During the period of emigration, Golubkov becomes a triple agent,
and La Slavska keeps patriotic feelings alive with recitals of
tasteless songs. The latter part of the story recounts the
details of Golubkov's plot to kidnap in Paris the leader of the
Whites-in-exile and his own subsequent disappearance when
exposed. The story ends with La Slavska in jail, dying during the
German occupation.

This is another good example illustrating the difference between
a tale and a short story. As Ian Reid observes in his definition
of the differences, the tale abandons the compactness of the
short story proper and offers instead "a fairly straightforward,
loose-knit account of strange happenings" (Reid,p.32). There is
far too much heterogeneous material in 'The Assistant Producer'
for the demands of tonal and thematic consistency made by the
story.

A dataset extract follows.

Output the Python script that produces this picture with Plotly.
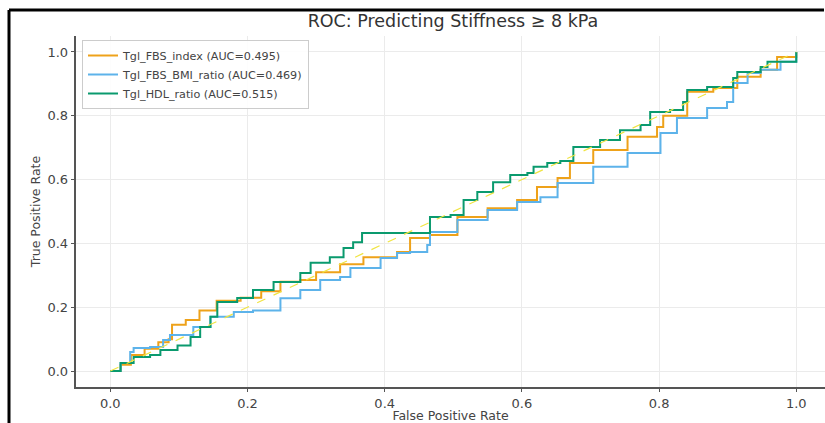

The subject hovers uncertainly between character sketches
of the two principals and the plot in which they are both
involved. There is also too much historical and political
information given on the Whites for the demands of restraint and
under- rather than over-statement made by the genre in its modern
form. This information may be necessary to explain the plot:
indeed Nabokov is conscious of the fact - "I want your attention
now, for it would be a pity to miss the subtleties of the
situation" (p.77) - but the background details are further
excrescences inhibiting the unity of the piece. There is also a
sense in which the story seems to have been written as a memoir
of the place and period - Nabokov putting on record the double-
dealings of this doomed right-wing group in Paris of the late
1930s, dealings which as he mentions in the story itself had been
largely misunderstood or ignored at the time:

"The French police displayed a queer listlessness in
dealing with possible clues as if it assumed that the
disappearance of Russian generals was a kind of
curious local custom, an Oriental phenomenon, a
dissolving process which perhaps ought not to occur
but which could not be prevented" (p.90)

This sort of explanatory note brings the story closer to
journalism than to fiction.

But in terms of Nabokov's development as a writer there is a
point of interest here in that the story shows a moment of
transition between his Russian and his English periods. He has
switched over to writing in English with a confidence and a
flourish which rivals Conrad's similar feat made sixty years
earlier, though there are one or two small uncertainties - "a
central-heated Hall" (p.72) "her magic appearance" (p.73) - which
indicate that he was still not completely at ease with his
adopted language. But what the story does show is the further
advances he had made in the chatty virtuosity of his first person
narrative mode - the fluent switches between story and addresses
to the reader or character, the ellipses and changes of topic
which are like a word-conjurer constructing his narrative from
a number of juggled modes. The story after its title begins with
an immediate interrogative:

"Meaning? Well, because life is merely that - an
Assistant Producer. Tonight we shall go to the movies.
Back to the Thirties, and down the Twenties, and round
the corner to the old Europe Picture Palace. She was
a celebrated singer" (p.71)

The first sentence he imputes as a query on the reader's part;
the second, with its conversational "Well", offers an authorial
response and explanation; the third speaks directly to the reader
and offers an accompanying hand in the first person "we"; the
fourth speaks *from* the New World (USA) and points back to the
old (Europe) and its culture; and the fifth, with no warning or
transition, abruptly switches to the principal character of the
story. This is the sort of narrative mode of rapidly switching
forms of address and points of view which Nabokov would work on
until it reached the amusing heights of Humbert Humbert in
*Lolita* - "You can always count on a murderer for a fancy prose
style" (L,p.1) - and ended in the rococo self-indulgence of Ada.